Mr Morgan said: “We really need to look at public education, they can assume that this is only something that can happen in foreign countries, like California, North America, and parts of Europe, but I think with climate change we need to recognise that there is a huge risk in Scotland.
“We need to educate them that they can go out and enjoy the countryside but need to ensure they don’t take risks in relation to fires, like barbecues or picnics or smoking.
“This is realistically a problem we can face more of this year, in Scotland we have large open-ground moorland which is susceptible to this sort of fire.”
More than 80 firefighters worked with estate workers from around the north-east to extinguish the large blaze last week which lasted for four days and was described as one of the biggest seen in the UK.

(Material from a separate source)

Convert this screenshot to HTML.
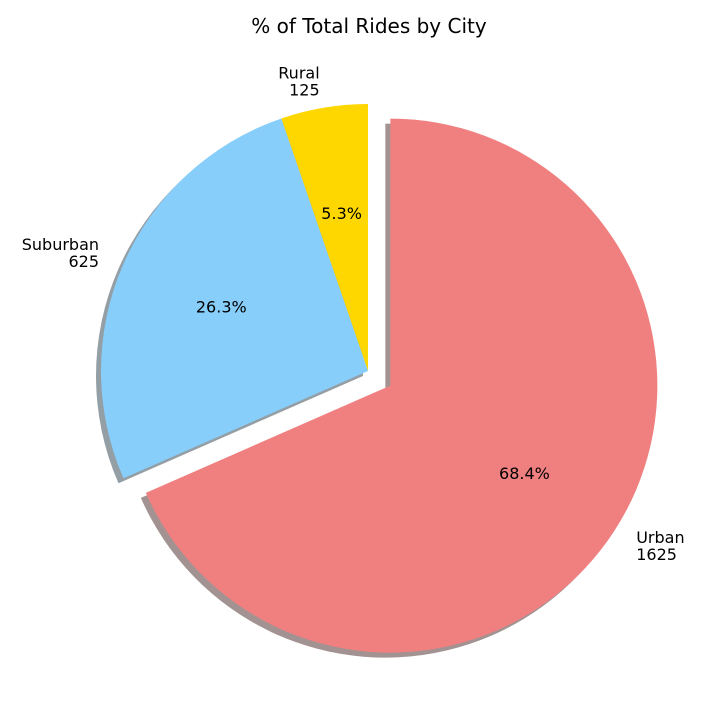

Two helicopters were also scrambled to the scene of the wildfire.
Now that the dust has settled, the fire service is now looking at ways to improve how they battled the wildfire.
Mr Morgan added: “We need to look at our tactics and resources that we have got in relation to this to see what we can change, as we used more traditional methods this time but may have to look forward at different equipment like helicopters etc.”
Moray MSP Richard Lochhead paid tribute to everyone who helped battle the flames.
He said: “The full-time and part-time firefighters did a fantastic job working alongside gatekeepers to get the fire under control and given that this is now a common occurrence in Moray I am very keen to find out what steps are now being taken to plan for the future.
“These actions can include working with the public to be more careful with our countryside, to how we can coordinate resources to tackle these wildfires when they break out.”